### Dataset section
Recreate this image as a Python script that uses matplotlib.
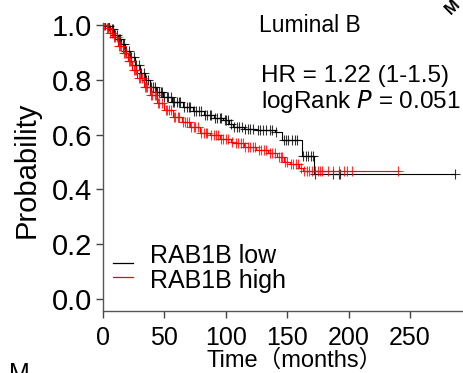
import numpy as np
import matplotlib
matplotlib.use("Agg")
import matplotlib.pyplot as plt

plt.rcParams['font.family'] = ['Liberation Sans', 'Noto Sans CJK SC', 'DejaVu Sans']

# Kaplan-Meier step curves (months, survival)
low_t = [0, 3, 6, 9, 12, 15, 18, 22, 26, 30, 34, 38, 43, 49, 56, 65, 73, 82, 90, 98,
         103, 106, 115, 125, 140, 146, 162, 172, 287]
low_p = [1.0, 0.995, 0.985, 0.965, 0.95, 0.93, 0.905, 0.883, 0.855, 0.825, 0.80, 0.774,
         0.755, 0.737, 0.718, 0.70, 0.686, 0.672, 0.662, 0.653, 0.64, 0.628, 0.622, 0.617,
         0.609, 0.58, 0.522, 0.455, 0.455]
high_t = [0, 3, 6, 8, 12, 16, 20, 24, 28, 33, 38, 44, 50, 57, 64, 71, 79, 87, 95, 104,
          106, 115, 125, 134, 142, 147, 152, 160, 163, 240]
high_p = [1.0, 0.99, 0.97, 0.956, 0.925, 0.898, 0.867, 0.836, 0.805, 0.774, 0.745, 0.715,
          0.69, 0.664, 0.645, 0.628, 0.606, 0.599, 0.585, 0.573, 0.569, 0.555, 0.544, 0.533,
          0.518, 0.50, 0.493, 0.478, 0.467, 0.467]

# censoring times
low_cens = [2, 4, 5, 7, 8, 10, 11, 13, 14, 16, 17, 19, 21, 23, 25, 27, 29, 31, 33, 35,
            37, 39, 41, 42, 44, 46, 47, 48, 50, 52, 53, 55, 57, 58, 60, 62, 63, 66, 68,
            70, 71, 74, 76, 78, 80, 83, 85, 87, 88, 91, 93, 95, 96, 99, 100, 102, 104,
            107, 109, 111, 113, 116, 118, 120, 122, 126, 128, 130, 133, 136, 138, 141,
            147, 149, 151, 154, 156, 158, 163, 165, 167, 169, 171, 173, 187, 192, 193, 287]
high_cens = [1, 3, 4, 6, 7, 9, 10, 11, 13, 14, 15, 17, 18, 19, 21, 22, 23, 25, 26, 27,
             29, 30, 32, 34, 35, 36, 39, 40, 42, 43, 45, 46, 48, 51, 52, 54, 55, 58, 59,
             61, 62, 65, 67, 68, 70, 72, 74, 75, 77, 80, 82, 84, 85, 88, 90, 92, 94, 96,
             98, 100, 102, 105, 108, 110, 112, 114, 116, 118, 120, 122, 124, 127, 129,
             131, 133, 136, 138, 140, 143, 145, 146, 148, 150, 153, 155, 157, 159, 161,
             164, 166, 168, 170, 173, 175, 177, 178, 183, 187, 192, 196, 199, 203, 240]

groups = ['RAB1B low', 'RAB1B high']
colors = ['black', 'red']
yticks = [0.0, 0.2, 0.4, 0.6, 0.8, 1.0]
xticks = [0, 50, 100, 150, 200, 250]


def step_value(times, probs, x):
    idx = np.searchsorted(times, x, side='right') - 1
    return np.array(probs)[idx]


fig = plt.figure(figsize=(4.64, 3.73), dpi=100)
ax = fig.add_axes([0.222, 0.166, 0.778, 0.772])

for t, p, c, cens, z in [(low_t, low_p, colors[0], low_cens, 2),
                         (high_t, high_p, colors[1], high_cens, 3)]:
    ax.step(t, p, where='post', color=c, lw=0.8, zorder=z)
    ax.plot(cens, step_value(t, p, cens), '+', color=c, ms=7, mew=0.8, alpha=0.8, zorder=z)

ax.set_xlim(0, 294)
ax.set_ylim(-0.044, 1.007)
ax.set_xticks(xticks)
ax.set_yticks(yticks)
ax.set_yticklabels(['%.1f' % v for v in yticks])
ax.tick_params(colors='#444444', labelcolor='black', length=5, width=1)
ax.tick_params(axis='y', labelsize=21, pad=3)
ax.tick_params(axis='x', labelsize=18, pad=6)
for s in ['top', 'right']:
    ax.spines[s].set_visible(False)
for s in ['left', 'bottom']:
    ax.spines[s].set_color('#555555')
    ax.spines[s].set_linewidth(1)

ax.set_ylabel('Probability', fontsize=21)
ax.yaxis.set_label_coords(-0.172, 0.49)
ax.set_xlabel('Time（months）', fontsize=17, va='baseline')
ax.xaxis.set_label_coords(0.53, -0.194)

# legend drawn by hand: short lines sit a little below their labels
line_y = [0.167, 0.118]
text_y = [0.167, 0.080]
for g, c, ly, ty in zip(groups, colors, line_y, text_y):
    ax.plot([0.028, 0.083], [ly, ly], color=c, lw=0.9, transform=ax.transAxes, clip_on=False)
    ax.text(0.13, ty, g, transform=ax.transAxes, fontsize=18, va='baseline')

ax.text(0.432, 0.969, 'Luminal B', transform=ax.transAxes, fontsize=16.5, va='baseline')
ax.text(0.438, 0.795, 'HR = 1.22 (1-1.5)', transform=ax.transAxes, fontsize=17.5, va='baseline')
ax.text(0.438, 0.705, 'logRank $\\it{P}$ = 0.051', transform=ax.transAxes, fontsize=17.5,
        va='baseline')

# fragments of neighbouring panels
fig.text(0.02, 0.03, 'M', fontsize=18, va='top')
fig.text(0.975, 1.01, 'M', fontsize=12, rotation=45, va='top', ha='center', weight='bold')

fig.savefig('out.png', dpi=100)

### What this task involves
Omit every picture, then reproduce the rest of the listing exactly.

### The solution
Recreate this image as a Python script that uses matplotlib.
import numpy as np
import matplotlib
matplotlib.use("Agg")
import matplotlib.pyplot as plt

plt.rcParams['font.family'] = ['Liberation Sans', 'Noto Sans CJK SC', 'DejaVu Sans']

# Kaplan-Meier step curves (months, survival)
low_t = [0, 3, 6, 9, 12, 15, 18, 22, 26, 30, 34, 38, 43, 49, 56, 65, 73, 82, 90, 98,
         103, 106, 115, 125, 140, 146, 162, 172, 287]
low_p = [1.0, 0.995, 0.985, 0.965, 0.95, 0.93, 0.905, 0.883, 0.855, 0.825, 0.80, 0.774,
         0.755, 0.737, 0.718, 0.70, 0.686, 0.672, 0.662, 0.653, 0.64, 0.628, 0.622, 0.617,
         0.609, 0.58, 0.522, 0.455, 0.455]
high_t = [0, 3, 6, 8, 12, 16, 20, 24, 28, 33, 38, 44, 50, 57, 64, 71, 79, 87, 95, 104,
          106, 115, 125, 134, 142, 147, 152, 160, 163, 240]
high_p = [1.0, 0.99, 0.97, 0.956, 0.925, 0.898, 0.867, 0.836, 0.805, 0.774, 0.745, 0.715,
          0.69, 0.664, 0.645, 0.628, 0.606, 0.599, 0.585, 0.573, 0.569, 0.555, 0.544, 0.533,
          0.518, 0.50, 0.493, 0.478, 0.467, 0.467]

# censoring times
low_cens = [2, 4, 5, 7, 8, 10, 11, 13, 14, 16, 17, 19, 21, 23, 25, 27, 29, 31, 33, 35,
            37, 39, 41, 42, 44, 46, 47, 48, 50, 52, 53, 55, 57, 58, 60, 62, 63, 66, 68,
            70, 71, 74, 76, 78, 80, 83, 85, 87, 88, 91, 93, 95, 96, 99, 100, 102, 104,
            107, 109, 111, 113, 116, 118, 120, 122, 126, 128, 130, 133, 136, 138, 141,
            147, 149, 151, 154, 156, 158, 163, 165, 167, 169, 171, 173, 187, 192, 193, 287]
high_cens = [1, 3, 4, 6, 7, 9, 10, 11, 13, 14, 15, 17, 18, 19, 21, 22, 23, 25, 26, 27,
             29, 30, 32, 34, 35, 36, 39, 40, 42, 43, 45, 46, 48, 51, 52, 54, 55, 58, 59,
             61, 62, 65, 67, 68, 70, 72, 74, 75, 77, 80, 82, 84, 85, 88, 90, 92, 94, 96,
             98, 100, 102, 105, 108, 110, 112, 114, 116, 118, 120, 122, 124, 127, 129,
             131, 133, 136, 138, 140, 143, 145, 146, 148, 150, 153, 155, 157, 159, 161,
             164, 166, 168, 170, 173, 175, 177, 178, 183, 187, 192, 196, 199, 203, 240]

groups = ['RAB1B low', 'RAB1B high']
colors = ['black', 'red']
yticks = [0.0, 0.2, 0.4, 0.6, 0.8, 1.0]
xticks = [0, 50, 100, 150, 200, 250]


def step_value(times, probs, x):
    idx = np.searchsorted(times, x, side='right') - 1
    return np.array(probs)[idx]


fig = plt.figure(figsize=(4.64, 3.73), dpi=100)
ax = fig.add_axes([0.222, 0.166, 0.778, 0.772])

for t, p, c, cens, z in [(low_t, low_p, colors[0], low_cens, 2),
                         (high_t, high_p, colors[1], high_cens, 3)]:
    ax.step(t, p, where='post', color=c, lw=0.8, zorder=z)
    ax.plot(cens, step_value(t, p, cens), '+', color=c, ms=7, mew=0.8, alpha=0.8, zorder=z)

ax.set_xlim(0, 294)
ax.set_ylim(-0.044, 1.007)
ax.set_xticks(xticks)
ax.set_yticks(yticks)
ax.set_yticklabels(['%.1f' % v for v in yticks])
ax.tick_params(colors='#444444', labelcolor='black', length=5, width=1)
ax.tick_params(axis='y', labelsize=21, pad=3)
ax.tick_params(axis='x', labelsize=18, pad=6)
for s in ['top', 'right']:
    ax.spines[s].set_visible(False)
for s in ['left', 'bottom']:
    ax.spines[s].set_color('#555555')
    ax.spines[s].set_linewidth(1)

ax.set_ylabel('Probability', fontsize=21)
ax.yaxis.set_label_coords(-0.172, 0.49)
ax.set_xlabel('Time（months）', fontsize=17, va='baseline')
ax.xaxis.set_label_coords(0.53, -0.194)

# legend drawn by hand: short lines sit a little below their labels
line_y = [0.167, 0.118]
text_y = [0.167, 0.080]
for g, c, ly, ty in zip(groups, colors, line_y, text_y):
    ax.plot([0.028, 0.083], [ly, ly], color=c, lw=0.9, transform=ax.transAxes, clip_on=False)
    ax.text(0.13, ty, g, transform=ax.transAxes, fontsize=18, va='baseline')

ax.text(0.432, 0.969, 'Luminal B', transform=ax.transAxes, fontsize=16.5, va='baseline')
ax.text(0.438, 0.795, 'HR = 1.22 (1-1.5)', transform=ax.transAxes, fontsize=17.5, va='baseline')
ax.text(0.438, 0.705, 'logRank $\\it{P}$ = 0.051', transform=ax.transAxes, fontsize=17.5,
        va='baseline')

# fragments of neighbouring panels
fig.text(0.02, 0.03, 'M', fontsize=18, va='top')
fig.text(0.975, 1.01, 'M', fontsize=12, rotation=45, va='top', ha='center', weight='bold')

fig.savefig('out.png', dpi=100)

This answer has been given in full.